■ Exercise instructions
Up to and including the line with "import matplotlib.pyplot as plt", write out the listing from its first line, minus the pictures.

■ Supplied data
— BEGIN —

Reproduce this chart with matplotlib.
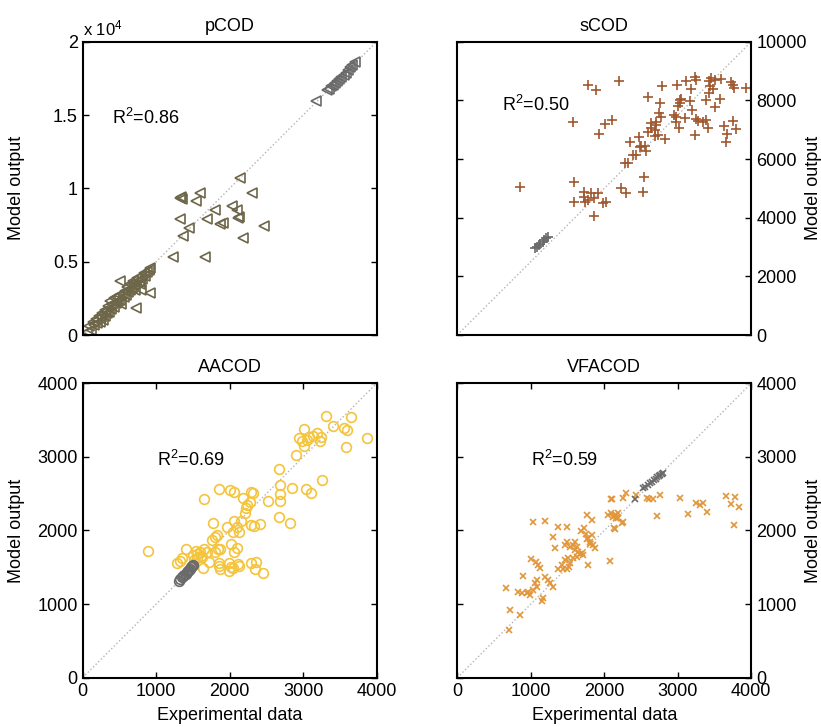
"""Model output vs experimental data for the four COD fractions."""

import matplotlib
matplotlib.use("Agg")
import matplotlib.pyplot as plt

plt.rcParams.update({"font.family": "Liberation Sans", "font.size": 13,
                     "mathtext.fontset": "custom",
                     "mathtext.rm": "Liberation Sans",
                     "mathtext.it": "Liberation Sans:italic"})

C = dict(p="#6e6649", s="#a0582f", aa="#f4c43c", vfa="#e2963b",
         grey="#6a6a6a", diag="#b4b4b4")

# ---- pCOD ----
pcod_x = [10703, 11542, 6667, 6600, 6780, 7982, 7710, 9002, 10181, 10476,
          10658, 6621, 7256, 6803, 8435, 9342, 9569, 10884, 12358, 6168,
          8322, 10587,
          300, 450, 600, 700, 800, 900, 1000, 1100, 1150, 1250, 1300, 1400,
          1500, 1550, 1650, 1700, 1800, 1850, 1950, 2000, 2100, 2150, 2250,
          2300, 2400, 2450, 2550, 2600, 2700, 2800, 2850, 2950, 3000, 3100,
          3200, 3250, 3350, 3400, 3500, 3550, 3650, 3700, 3800, 3900, 3950,
          4050, 4150, 4250, 4350, 4500, 4600, 2517, 4558, 3651, 3991]
pcod_y = [10727, 9705, 9386, 9320, 9250, 9659, 9136, 8523, 8795, 8523,
          8068, 7886, 7273, 6750, 7886, 7568, 7659, 6636, 7432, 5295,
          5295, 7958,
          200, 600, 350, 900, 650, 1100, 800, 1300, 900, 1200, 1500, 1000,
          1700, 1300, 1500, 2000, 1600, 2300, 1800, 2100, 2500, 1900, 2200,
          2600, 2300, 2700, 2400, 2100, 2800, 2600, 3000, 2700, 3300, 2900,
          3100, 3500, 3200, 3700, 3400, 3100, 3600, 3900, 3700, 3500, 4000,
          3800, 4200, 4000, 4300, 4400, 4600, 3705, 2886, 1818, 3068]
pcod_gx = [15900, 16600, 16750, 16900, 17000, 17150, 17300, 17450, 17600,
           17750, 17900, 18050, 18200, 18350, 18500]
pcod_gy = [15950, 16700, 16800, 16950, 17050, 17200, 17300, 17450, 17600,
           17750, 17900, 18050, 18250, 18400, 18600]

# ---- sCOD ----
scod_x = [2129, 4451, 4734, 5493, 3941, 4824, 5017, 5266, 3975, 3975, 4315,
          4315, 4451, 4564, 4643, 4790, 4960, 5051, 4337, 4643, 5583, 5730,
          5696, 5810, 5866, 6093, 6183, 6263, 6376, 6342, 6319, 6489, 6432,
          6602, 6749, 6863, 6920, 6829, 6716, 7056, 6489, 6885, 6976, 7474,
          7508, 7587, 7429, 7451, 7542, 7735, 7769, 7961, 7905, 7984, 8075,
          8131, 8109, 8188, 8075, 8471, 8528, 8562, 8607, 8562, 8471, 8698,
          8754, 8924, 8958, 8754, 9298, 9377, 9400, 9830, 9071, 9184, 9128,
          9377, 9468, 7622, 6580, 6772, 6738, 7373, 7565, 8358, 8641, 5980,
          6206]
scod_y = [5057, 8523, 8352, 8670, 7250, 6841, 7182, 7330, 5227, 4545, 4864,
          4716, 4602, 4830, 4659, 4830, 4489, 4545, 4545, 4057, 5000, 4852,
          5875, 5875, 6591, 6136, 6739, 6443, 6443, 5398, 4886, 6920, 6284,
          7068, 7273, 7557, 7443, 6818, 6784, 6670, 8102, 7920, 8489, 8523,
          7807, 8011, 7420, 7250, 7068, 7409, 8670, 8375, 7977, 7670, 8784,
          8693, 7352, 7295, 6818, 7330, 7045, 8648, 8489, 8239, 8011, 8375,
          8693, 8034, 8716, 7784, 8636, 8523, 8409, 8409, 7136, 6841, 6568,
          7307, 7011, 8045, 7239, 7159, 6989, 7500, 7898, 7273, 8750, 6136,
          6420]
scod_gx = [2639, 2700, 2770, 2830, 2900, 2960, 3030, 3092]
scod_gy = [2955, 3010, 3070, 3120, 3180, 3240, 3300, 3352]

# ---- AACOD ----
aacod_x = [893, 1651, 1850, 2000, 2063, 2177, 2231, 2218, 2277, 2290, 2313,
           2209, 2526, 2676, 2685, 2685, 2685, 2676, 2844, 3039, 3111, 3261,
           2816, 2902, 2943, 3016, 2989, 3016, 3075, 3052, 3129, 3188, 3238,
           3234, 3315, 3401, 3551, 3592, 3655, 3578, 3873, 1773, 1959, 2059,
           2104, 2154, 2127, 2050, 2290, 2327, 2413, 1796, 1823, 1755, 1805,
           1837, 1868, 2023, 2059, 2104, 1406, 1279, 1347, 1324, 1542, 1596,
           1651, 1687, 1619, 1551, 1506, 1719, 1633, 1859, 1850, 1873, 1991,
           2014, 1986, 2050, 2113, 2132, 2290, 2358, 2349, 2449, 1520, 1560,
           1610]
aacod_y = [1726, 2424, 2564, 2550, 2528, 2446, 2347, 2310, 2387, 2528, 2514,
           2233, 2405, 2831, 2618, 2492, 2401, 2188, 2582, 2569, 2514, 2686,
           2097, 3026, 3262, 3379, 3221, 3153, 3266, 3230, 3289, 3320, 3266,
           3216, 3561, 3420, 3397, 3366, 3547, 3135, 3257, 2097, 2048, 2129,
           2048, 2129, 1984, 1984, 2070, 2066, 2088, 1916, 1939, 1871, 1712,
           1744, 1749, 1812, 1712, 1767, 1744, 1554, 1622, 1585, 1726, 1712,
           1744, 1712, 1644, 1622, 1667, 1576, 1486, 1518, 1554, 1477, 1554,
           1508, 1450, 1495, 1540, 1518, 1554, 1567, 1477, 1418, 1600, 1680,
           1660]
aacod_gx = [1311, 1330, 1350, 1370, 1385, 1400, 1415, 1430, 1445, 1460,
            1475, 1490, 1506]
aacod_gy = [1318, 1340, 1362, 1385, 1400, 1415, 1432, 1450, 1466, 1482,
            1498, 1515, 1531]

# ---- VFACOD ----
vfacod_x = [702, 716, 852, 657, 897, 829, 874, 942, 965, 988, 1001, 1033,
            1065, 1101, 1123, 1078, 1055, 1078, 1033, 1146, 1169, 1191, 1191,
            1237, 1259, 1305, 1305, 1327, 1373, 1373, 1418, 1499, 1486, 1463,
            1531, 1472, 1509, 1441, 1486, 1531, 1518, 1599, 1577, 1622, 1599,
            1645, 1667, 1690, 1712, 1577, 1622, 1680, 1720, 1750, 1780, 1810,
            1840, 1871, 1760, 1800, 1830, 1771, 1826, 1780, 2075, 2097, 2052,
            2097, 2143, 2188, 2166, 2256, 2134, 2256, 2292, 2582, 2106, 2437,
            2609, 2664, 2754, 2718, 3026, 3139, 3252, 3298, 3343, 3397, 3660,
            3782, 3728, 3832, 3764, 2120, 2156, 2188, 2247, 2143]
vfacod_y = [648, 920, 852, 1223, 1386, 1169, 1146, 1146, 1169, 1123, 1613,
            2120, 1576, 1531, 1486, 1327, 1282, 1237, 1191, 1046, 1078, 2129,
            1373, 1327, 1282, 1237, 1916, 1758, 2052, 1472, 1531, 2052, 1848,
            1803, 1780, 1599, 1622, 1472, 1472, 1554, 1499, 1848, 1803, 1780,
            1735, 1712, 1681, 1690, 1667, 1622, 1644, 1990, 2029, 1950, 1900,
            1850, 1800, 1760, 1880, 1820, 1940, 2211, 2143, 1531, 1585, 2428,
            2211, 2233, 2211, 2233, 2165, 2120, 2029, 2437, 2505, 2437, 2428,
            2482, 2428, 2428, 2482, 2197, 2446, 2224, 2369, 2347, 2369, 2256,
            2469, 2451, 2360, 2315, 2075, 2188, 2211, 2165, 2097, 2016]
vfacod_gx = [2414, 2528, 2560, 2590, 2620, 2650, 2680, 2700, 2720, 2740,
             2760, 2780, 2800]
vfacod_gy = [2424, 2573, 2590, 2615, 2640, 2660, 2690, 2700, 2720, 2735,
             2750, 2765, 2777]

PANELS = [
    # title, x, y, grey x, grey y, marker, colour, limit, R2, R2 position
    ("pCOD", pcod_x, pcod_y, pcod_gx, pcod_gy, "<", C["p"], 20000, "0.86",
     (1973, 14780)),
    ("sCOD", scod_x, scod_y, scod_gx, scod_gy, "+", C["s"], 10000, "0.50",
     (1510, 7840)),
    ("AACOD", aacod_x, aacod_y, aacod_gx, aacod_gy, "o", C["aa"], 4000,
     "0.69", (1007, 2958)),
    ("VFACOD", vfacod_x, vfacod_y, vfacod_gx, vfacod_gy, "x", C["vfa"], 4000,
     "0.59", (997, 2958)),
]
RECTS = [[0.1007, 0.5392, 0.3581, 0.4034], [0.5570, 0.5392, 0.3581, 0.4034],
         [0.1007, 0.0678, 0.3581, 0.4050], [0.5570, 0.0678, 0.3581, 0.4050]]
MS = {"<": 7, "+": 6.5, "o": 7, "x": 5}

fig = plt.figure(figsize=(8.21, 7.27), dpi=100)
for i, (title, x, y, gx, gy, mk, col, lim, r2, r2pos) in enumerate(PANELS):
    ax = fig.add_axes(RECTS[i])
    ax.plot([0, lim], [0, lim], ":", color=C["diag"], lw=1)
    ax.plot(x, y, mk, ls="none", ms=MS[mk], mfc="none", mec=col, mew=1.2)
    ax.plot(gx, gy, mk, ls="none", ms=MS[mk], mfc="none", mec=C["grey"],
            mew=1.2)
    ax.set_xlim(0, lim)
    ax.set_ylim(0, lim)
    ax.set_title(title, fontsize=13, pad=8)
    ax.text(*r2pos, "R$^2$=" + r2, ha="left", va="center", fontsize=13)
    ax.tick_params(direction="in", length=4, width=1, labelsize=13,
                   top=True, right=True)
    for sp in ax.spines.values():
        sp.set_linewidth(1.5)
    right = i % 2 == 1
    ax.set_ylabel("Model output", fontsize=13)
    if right:
        ax.tick_params(labelleft=False, labelright=True)
        ax.yaxis.set_label_position("right")
        ax.yaxis.set_label_coords(1.181, 0.5)
    else:
        ax.yaxis.set_label_coords(-0.196, 0.5)
    if i < 2:
        ax.set_xticks([])
    else:
        ax.set_xticks(range(0, lim + 1, 1000))
        ax.set_xlabel("Experimental data", fontsize=13, labelpad=5)
    if i == 0:
        ax.set_yticks(range(0, 20001, 5000))
        ax.set_yticklabels(["0", "0.5", "1", "1.5", "2"])
        ax.text(0, 1.012, "x 10$^4$", transform=ax.transAxes, ha="left",
                va="bottom", fontsize=12)
    elif i == 1:
        ax.set_yticks(range(0, 10001, 2000))
    else:
        ax.set_yticks(range(0, 4001, 1000))

fig.savefig("out.png", dpi=100)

— END —

■ Correct result
Reproduce this chart with matplotlib.
"""Model output vs experimental data for the four COD fractions."""

import matplotlib
matplotlib.use("Agg")
import matplotlib.pyplot as plt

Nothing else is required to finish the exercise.